- Born: April 23, 1901 Olean, New York, U.S.
- Died: January 31, 1984 (aged 82) Old Lyme, Connecticut, U.S.
- Occupations: Author, writer
- Spouse: Elizabeth Fowler (m. 1929-84; his death)
- Children: 2
- Writing career
- Years active: 1922–1975
- Genre: Crime fiction
- Notable works: Black Mask Casey, Crime Photographer Kent Murdock
- Notable awards: Grand Master Award, Mystery Writers of America

= George Harmon Coxe =

American novelist

George Harmon Coxe (April 23, 1901 - January 31, 1984) was an American writer of crime fiction. He created the series featuring crime scene photographer Jack "Flashgun" Casey, which became a popular radio show airing through to the 1940s.

==Early years==
Coxe grew up in Olean, New York, where he was born, and Elmira, New York. He graduated from Elmira Free Academy, then attended Cornell and Purdue for one year each and then worked for newspapers in New York, Florida, and California. After working for a printer for five years, he became a full-time writer.

==Overview==
Coxe started writing around 1922, initially working as a newspaperman and penning stories for nickel-and-dime pulp fiction publications. To maximize his earnings, he originally wrote in many genres, including romance and adventure stories. But he was especially fond of crime fiction and soon made it his specialty. He wrote his first book in 1935.

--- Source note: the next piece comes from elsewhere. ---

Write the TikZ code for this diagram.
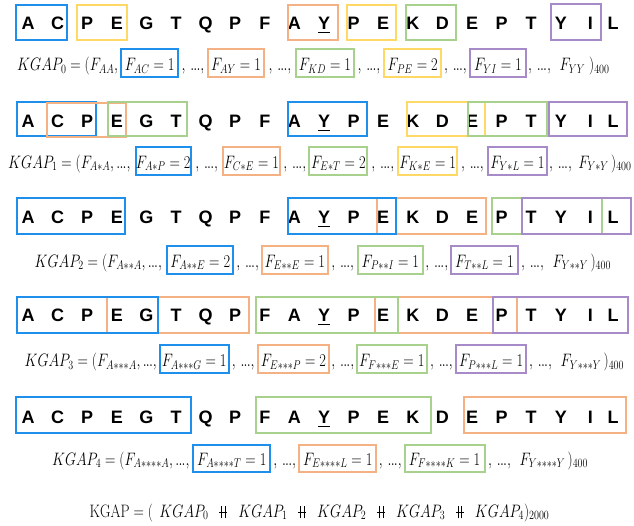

His series characters in the mystery genre are Jack "Flashgun" Casey, Kent Murdock, Leon Morley, Sam Crombie, Max Hale and Jack Fenner. Casey and Murdock are both detectives and photographers. Coxe wrote a total of 63 novels, the last being published in 1975. He was associated with MGM as a writer.

Married to Elizabeth Fowler in 1929, Coxe had two children.

He was named a Grand Master in 1964 by the Mystery Writers of America. He had been elected the group's national president by acclamation in 1952.

==Novels==

He wrote a total of 63 novels starting in 1937, the last being published in 1975.

==Periodicals==
Coxe appeared regularly in the pulp magazine Black Mask from 1934 to 1943.

==Radio and television==
Coxe's stories formed the basis for Dr. Standish, Medical Examiner, which debuted on CBS radio on July 1, 1948. Gary Merrill starred as Standish, who helped police "in cases involving sudden death under mysterious circumstances". The Standish stories were published in national magazines.

His crime photographer character was featured on radio in the series Casey, Crime Photographer and on television in a series with the same title.

==Motion pictures==
Three films were made from his stories: Women Are Trouble, starring Stuart Erwin, Paul Kelly and Florence Rice, released in 1936; Murder with Pictures, which starred Lew Ayres and Gail Patrick, also released in 1936; and Here's Flash Casey, starring Eric Linden and Boots Mallory, released in 1938.

== Awards ==

Coxe was the 1964 recipient of the Mystery Writers of America's Grand Master Award.